United States District Court, Third Circuit

September 19, 2013

STEPHEN P. KOONS
v.
XL INSURANCE AMERICA, INC. et al.

MEMORANDUM

William H. Yohn Jr., Judge

This action arises out of the tragic death of Jeremy P. Andre, an employee of Ches-Mont Disposal, LLC, [1] while operating a garbage disposal truck. Following his death, Andre’s estate brought an action (the “Andre Estate Action”) in state court against Stephen P. Koons, for negligence, wrongful death, and survival. Koons, in turn, filed this suit against Greenwich Insurance Company (“Greenwich”), seeking a declaratory judgment as to Greenwich’s duty to defend and indemnify Koons in the Andre Estate Action, as well as claims for beach of contract and bad faith. Before me are cross motions for summary judgment by Koons and Greenwich. For the following reasons, the plaintiff’s motion for summary judgment will be denied, while the defendant’s motion for summary judgment will be granted.

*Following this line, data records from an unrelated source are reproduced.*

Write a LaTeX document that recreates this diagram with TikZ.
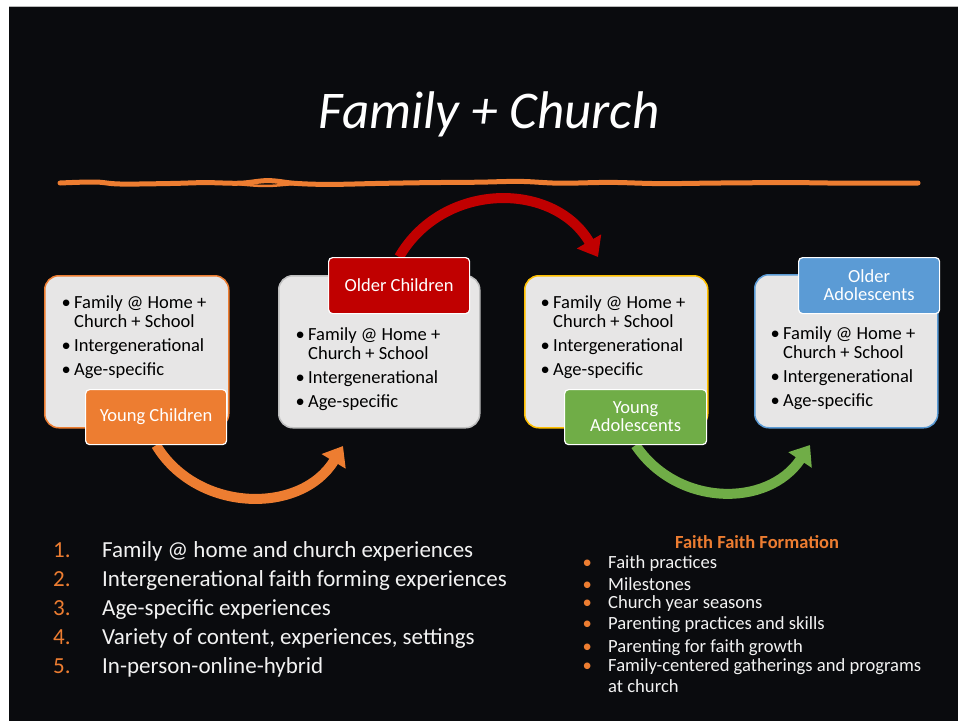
\documentclass[tikz,border=0pt]{standalone}
\usepackage{fontspec}
\setmainfont{Carlito}
\usetikzlibrary{arrows.meta}
\definecolor{slidebg}{HTML}{0A0B0E}
\definecolor{acorange}{HTML}{ED7D31}
\definecolor{acred}{HTML}{C00000}
\definecolor{acgreen}{HTML}{70AD47}
\definecolor{acblue}{HTML}{5B9BD5}
\definecolor{acgold}{HTML}{FFC000}
\definecolor{boxfill}{HTML}{E7E6E6}
\definecolor{boxgrey}{HTML}{BFBFBF}
\definecolor{listwhite}{HTML}{F2F2F2}
\pgfdeclarelayer{back}
\pgfdeclarelayer{arrowlayer}
\pgfsetlayers{back,arrowlayer,main}
\newcommand{\agelist}{\begin{tabular}[t]{@{}l@{}l@{}}\makebox[12.5pt][l]{•}&Family @ Home +\\&Church + School\\[5pt]\makebox[12.5pt][l]{•}&Intergenerational\\[5pt]\makebox[12.5pt][l]{•}&Age-specific\end{tabular}}
\newcommand{\onum}[1]{\makebox[49pt][l]{\color{acorange}#1}}
\newcommand{\obul}{\makebox[25.5pt][l]{\color{acorange}•}}
\begin{document}
\begin{tikzpicture}[x=1pt,y=-1pt,
  bigbox/.style={rectangle, rounded corners=14pt, fill=boxfill, line width=1.5pt, anchor=north west, inner sep=0pt},
  agelabel/.style={rectangle, rounded corners=4pt, draw=white, line width=1.2pt, anchor=north west, text=white, align=center, inner sep=0pt, font=\fontsize{18.5}{18}\selectfont},
  boxtext/.style={anchor=base west, inner sep=0pt, text=black, font=\fontsize{18.5}{19}\selectfont},
  bigarrow/.style={line width=10pt, -{Triangle[width=27pt,length=18pt]}}]
\useasboundingbox (0,0) rectangle (958,721);
\begin{pgfonlayer}{back}
\fill[white] (0,0) rectangle (958,721);
\fill[slidebg] (9,6) rectangle (958,721);
\draw[gray!55, line width=1pt] (9,6.5) -- (958,6.5);
\end{pgfonlayer}

% title
\node[anchor=base, inner sep=0pt, text=white, font=\itshape\fontsize{53}{53}\selectfont] (title) at (489,128) {Family + Church};

% squiggle underline
\draw[acorange, line width=5pt, line cap=round, line join=round] plot[smooth, tension=0.6] coordinates {(60,183) (95,182) (120,184) (170,183.5) (205,182.6) (240,183.2) (268,180.6) (296,183.4) (330,184.4) (380,183.4) (430,182.6) (478,182.2) (520,181.4) (560,183.2) (610,182.4) (660,183.6) (720,183) (790,182.6) (850,183.2) (918,183)};
\draw[acorange, line width=2.5pt, line cap=round] plot[smooth, tension=0.6] coordinates {(232,183.5) (255,185.6) (272,185.8) (298,183.6)};

% boxes
\node[bigbox, draw=acorange, minimum width=184pt, minimum height=152pt] (b1) at (44,275) {};
\node[bigbox, draw=boxgrey, minimum width=201pt, minimum height=152pt] (b2) at (278,275) {};
\node[bigbox, draw=acgold, minimum width=183pt, minimum height=152pt] (b3) at (524,275) {};
\node[bigbox, draw=acblue, minimum width=183pt, minimum height=153pt] (b4) at (754,274) {};

\node[boxtext] (t1) at (61.5,308) {\agelist};
\node[boxtext] (t2) at (295.5,340) {\agelist};
\node[boxtext] (t3) at (540.5,308) {\agelist};
\node[boxtext] (t4) at (770.5,339) {\agelist};

% labels
\node[agelabel, fill=acorange, minimum width=141pt, minimum height=55pt] (yc) at (85,389) {Young Children};
\node[agelabel, fill=acred, minimum width=141pt, minimum height=56pt] (oc) at (328,257) {Older Children};
\node[agelabel, fill=acgreen, minimum width=142pt, minimum height=55pt] (ya) at (564,389) {Young\\Adolescents};
\node[agelabel, fill=acblue, minimum width=141pt, minimum height=56pt] (oa) at (798,257) {Older\\Adolescents};

% arrow ends
\coordinate (e1) at (343,446);
\coordinate (e2) at (598,257);
\coordinate (e3) at (810,445);
\begin{pgfonlayer}{arrowlayer}
\draw[bigarrow, acorange] (yc.south) .. controls (197,513) and (301,515) .. (e1);
\draw[bigarrow, acred] (oc.north) .. controls (443,181) and (554,181) .. (e2);
\draw[bigarrow, acgreen] (ya.south) .. controls (677,507) and (768,508) .. (e3);
\end{pgfonlayer}

% bottom-left list
\node[anchor=base west, inner sep=0pt, text=listwhite, font=\fontsize{23}{29.2}\selectfont] (leftlist) at (53,557) {\begin{tabular}[t]{@{}l@{}l@{}}
\onum{1.}&Family @ home and church experiences\\
\onum{2.}&Intergenerational faith forming experiences\\
\onum{3.}&Age-specific experiences\\
\onum{4.}&Variety of content, experiences, settings\\
\onum{5.}&In-person-online-hybrid
\end{tabular}};

% right list
\node[anchor=base, inner sep=0pt, text=acorange, font=\bfseries\fontsize{18.5}{18}\selectfont] (rtitle) at (757,548) {Faith Faith Formation};
\node[anchor=base west, inner sep=0pt, text=listwhite, font=\fontsize{18.6}{18}\selectfont] (rightlist) at (582.5,568) {\begin{tabular}[t]{@{}l@{}l@{}}
\obul&Faith practices\\[4pt]
\obul&Milestones\\
\obul&Church year seasons\\[3pt]
\obul&Parenting practices and skills\\[4pt]
\obul&Parenting for faith growth\\[1pt]
\obul&Family-centered gatherings and programs\\[3pt]
&at church
\end{tabular}};
\end{tikzpicture}
\end{document}
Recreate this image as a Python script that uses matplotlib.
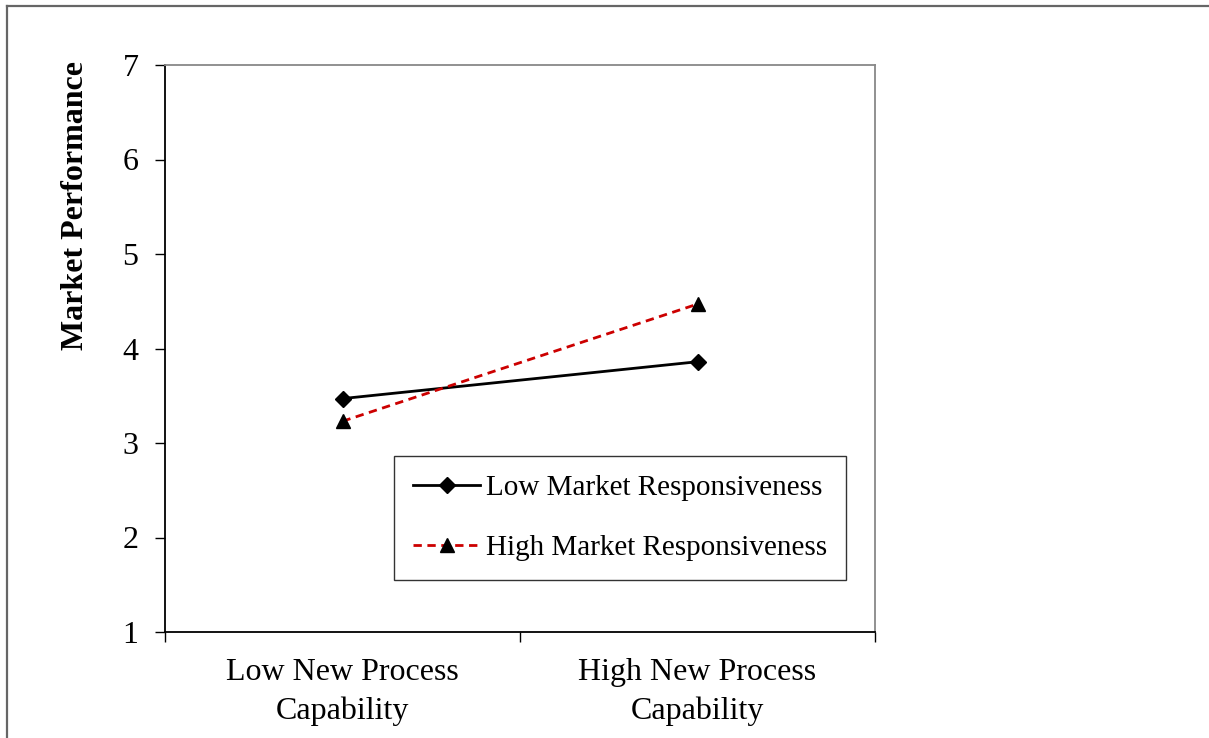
import matplotlib
matplotlib.use('Agg')
import matplotlib.pyplot as plt
from matplotlib.lines import Line2D

plt.rcParams['font.family'] = ['Liberation Serif', 'DejaVu Serif']

categories = ['Low New Process\nCapability', 'High New Process\nCapability']
low_resp = [3.47, 3.86]
high_resp = [3.23, 4.47]
yticks = [1, 2, 3, 4, 5, 6, 7]

fig = plt.figure(figsize=(12.09, 7.38), dpi=100)
ax = fig.add_axes([165/1209, 1 - 632/738, 710/1209, 567/738])

# outer chart frame (only top and left are visible in the crop)
fig.add_artist(Line2D([7/1209, 1.0], [1 - 6/738, 1 - 6/738], color='#666666', lw=1.6))
fig.add_artist(Line2D([7/1209, 7/1209], [0.0, 1 - 6/738], color='#666666', lw=1.6))

xpos = [0.5, 1.5]
ax.plot(xpos, low_resp, color='black', lw=2, marker='D', ms=8,
        label='Low Market Responsiveness')
ax.plot(xpos, high_resp, color='#CC0000', lw=2, ls=(0, (3, 2)), marker='^', ms=10,
        mfc='black', mec='black', label='High Market Responsiveness')

ax.set_xlim(0, 2)
ax.set_ylim(1, 7)
ax.set_yticks(yticks)
ax.tick_params(axis='y', direction='out', length=7, width=1, pad=12, labelsize=23)

ax.set_xticks([0, 1, 2])
ax.set_xticklabels([])
ax.tick_params(axis='x', which='major', direction='out', length=7, width=1)
ax.set_xticks(xpos, minor=True)
ax.set_xticklabels(categories, minor=True, fontsize=23, linespacing=1.4)
ax.tick_params(axis='x', which='minor', length=0, pad=19)

ax.spines['left'].set_color('black')
ax.spines['bottom'].set_color('black')
ax.spines['top'].set_color('#888888')
ax.spines['right'].set_color('#888888')
for s in ax.spines.values():
    s.set_linewidth(1.3)

ax.set_ylabel('Market Performance', fontsize=23, fontweight='bold')
ax.yaxis.set_label_coords(-0.106, 0.753)

leg = ax.legend(loc='upper left', bbox_to_anchor=(394/1209, 1 - 456/738),
                bbox_transform=fig.transFigure, fontsize=21, frameon=True,
                fancybox=False, edgecolor='black', handlelength=2.3,
                handletextpad=0.2, labelspacing=1.15, borderpad=0.65, borderaxespad=0)
leg.get_frame().set_linewidth(1)

fig.savefig('out.png', dpi=100)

I.FACTUAL BACKGROUND AND PROCEDURAL HISTORY

A. Factual Background[2]

In 1999, Koons purchased Miller Concrete, a company that sold septic tanks, and operated it as a sole proprietorship, continuing to use the fictitious name, Miller Concrete. (Pl.’s Mot. Summ. J. ¶ 32(a); Def.’s Resp. to Pl.’s Mot. Summ. J. (“Def.’s Resp.”) ¶ 32(a).) Shortly thereafter, Koons purchased a garbage hauling company called Kronmueller Disposal, Inc. (“KDI”). (Pl.’s Mot. Summ. J. ¶ 32(c); Def.’s Resp. ¶ 32(c).) By 2001, Koons had changed the name of his garbage hauling company from KDI to No Fun Allowed, Inc. (“NFA”); for professional reasons, however, NFA operated under the fictitious name “Ches-Mont Disposal.” (Pl.’s Mot. Summ. J. ¶ 32(d)-(e); Def.’s Resp. ¶ 32(d)-(e).)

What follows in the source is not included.